The Challenges of Being a Superpower

Doug Bandow The foreign policy meme is fixed that President Barack Obama is weak and therefore responsible for virtually every global ill.  It’s hard for the denizens of Washington to accept that not everything in the world is about them.  As I point out in National Interest online:  “People elsewhere have interests and ambitions.  Like the obstreperous British colonists in North America more than two centuries ago, foreigners are willing to defy major powers in order to achieve their ends.” Government and guerrilla leaders still may worry about what Washington thinks.
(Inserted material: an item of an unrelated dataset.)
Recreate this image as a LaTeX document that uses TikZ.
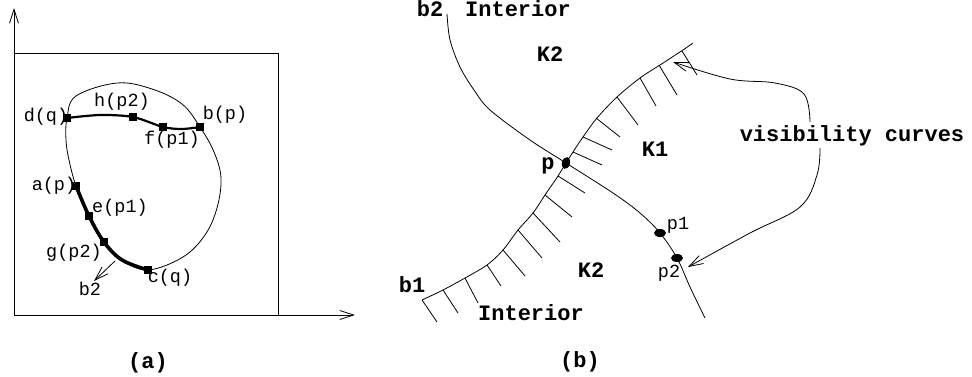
\documentclass[tikz,border=0pt]{standalone}
\usepackage{fontspec}
\setmonofont{Liberation Mono}
\usetikzlibrary{arrows.meta,shapes.geometric}
\begin{document}
\begin{tikzpicture}[x=1pt,y=-1pt,
  thinl/.style={line width=0.8pt},
  arr/.style={line width=0.8pt,-{Straight Barb[length=14pt,width=9pt]}},
  lab/.style={font=\fontsize{18.5}{20}\selectfont\ttfamily,inner sep=0,anchor=base},
  blab/.style={font=\fontsize{22}{24}\selectfont\ttfamily\bfseries,inner sep=0,anchor=base},
  sq/.style={rectangle,fill=black,minimum size=7.5pt,inner sep=0},
  dotv/.style={ellipse,fill=black,inner sep=0,minimum width=8pt,minimum height=12pt},
  doth/.style={ellipse,fill=black,inner sep=0,minimum width=12pt,minimum height=8pt}]
\useasboundingbox (0,0) rectangle (972,377);
% ---------- panel (a) ----------
\coordinate (o) at (14,315);
\coordinate (xe) at (355,315);
\coordinate (ye) at (14,8);
\draw[arr] (o) -- (xe);
\draw[arr] (o) -- (ye);
\draw[thinl] (14,53) -- (278,53) -- (278,315);
\coordinate (d) at (67,118);
\coordinate (h) at (133,117);
\coordinate (f) at (163,127);
\coordinate (b) at (200,127);
\coordinate (a) at (76,186);
\coordinate (e) at (89,216);
\coordinate (g) at (104,242);
\coordinate (c) at (148,270);
\draw[thinl] plot[smooth cycle,tension=0.6] coordinates {(d) (76,96) (117,83) (152,89) (182,104) (b) (214,152) (221,178) (217,208) (205,235) (183,257) (c) (122,260) (g) (e) (a) (69,160) (66,140)};
\draw[line width=3.6pt] plot[smooth,tension=0.6] coordinates {(a) (e) (g) (122,260) (c)};
\draw[line width=2.2pt] plot[smooth,tension=0.5] coordinates {(d) (100,115) (h) (f) (182,129) (b)};
\foreach \n in {d,h,f,b,a,e,g,c} \node[sq] (s\n) at (\n) {};
\coordinate (b2s) at (115,261);
\coordinate (b2e) at (94,281);
\draw[arr] (b2s) -- (b2e);
\node[lab] (ld) at (46,122) {d(q)};
\node[lab] (lh) at (122,107) {h(p2)};
\node[lab] (lb) at (225,120) {b(p)};
\node[lab] (lf) at (172,145) {f(p1)};
\node[lab] (la) at (54,190) {a(p)};
\node[lab] (le) at (120,212) {e(p1)};
\node[lab] (lg) at (74,257) {g(p2)};
\node[lab] (lc) at (170,282) {c(q)};
\node[lab] (lb2) at (90,295) {b2};
\node[blab] (capa) at (148,368) {(a)};
% ---------- panel (b) ----------
\draw[thinl] plot[smooth,tension=0.55] coordinates {(447,14) (450,40) (460,67) (474,90) (490,110) (530,140) (566,163) (613,193) (640,213) (660,233) (677,258) (690,287) (705,318)};
\draw[thinl] plot[smooth,tension=0.55] coordinates {(422,300) (443,290) (465,278) (487,265) (503,250) (518,230) (533,213) (545,195) (558,176) (566,163) (573,152) (583,137) (597,118) (617,97) (640,78) (660,65) (683,50) (693,43)};
\foreach \xa/\ya/\xb/\yb in {422/300/437/322,443/290/458/313,465/278/478/303,487/265/501/286,503/250/525/276,518/230/542/258,533/213/560/242,545/195/572/217,558/176/585/193,573/152/602/165,583/137/612/150,596/118/620/137,617/97/638/125,640/78/656/106,659/65/677/95,682/51/697/75}
  \draw[thinl] (\xa,\ya) -- (\xb,\yb);
\node[dotv,rotate=-15] (pp) at (566,163) {};
\node[doth] (pp1) at (660,233) {};
\node[doth] (pp2) at (677,258) {};
\node[blab] (rb2) at (430,17) {b2};
\node[blab] (int1) at (518,17) {Interior};
\node[blab] (k2a) at (550,62) {K2};
\node[blab] (k1) at (655,157) {K1};
\node[blab] (lp) at (548,170) {p};
\node[blab] (k2b) at (591,277) {K2};
\node[blab] (rb1) at (412,292) {b1};
\node[blab] (int2) at (531,320) {Interior};
\node[lab] (lp1) at (678,229) {p1};
\node[lab] (lp2) at (669,277) {p2};
\node[blab] (vis) at (852,142) {visibility curves};
\coordinate (v1) at (810,122);
\coordinate (v2) at (820,148);
\coordinate (t1) at (673,62);
\coordinate (t2) at (688,267);
\draw[arr] plot[smooth,tension=0.6] coordinates {(v1) (804,94) (775,83) (730,79) (t1)};
\draw[arr] plot[smooth,tension=0.6] coordinates {(v2) (817,175) (800,207) (750,233) (t2)};
\node[blab] (capb) at (580,367) {(b)};
\end{tikzpicture}
\end{document}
But they judge American threats based on a perception of U.S. interests more than abstract “credibility.”  Little would have changed had President Obama launched military strikes in response to Syria’s use of chemical weapons. No other country would have feared military attack for different reasons. For instance, what happens in Ukraine matters to Washington, but not enough to confront Russia, which considers the issue an essential matter of security. The United States might be willing to attack another largely helpless Middle Eastern state for peripheral stakes, but it won’t do the same against a nuclear-armed great power. Unfortunately, top officials routinely put U.S. credibility at stake by issuing proclamations better left to second tier State Department desk officers. In the midst of the African summit, for example, the Obama administration complained that the presi...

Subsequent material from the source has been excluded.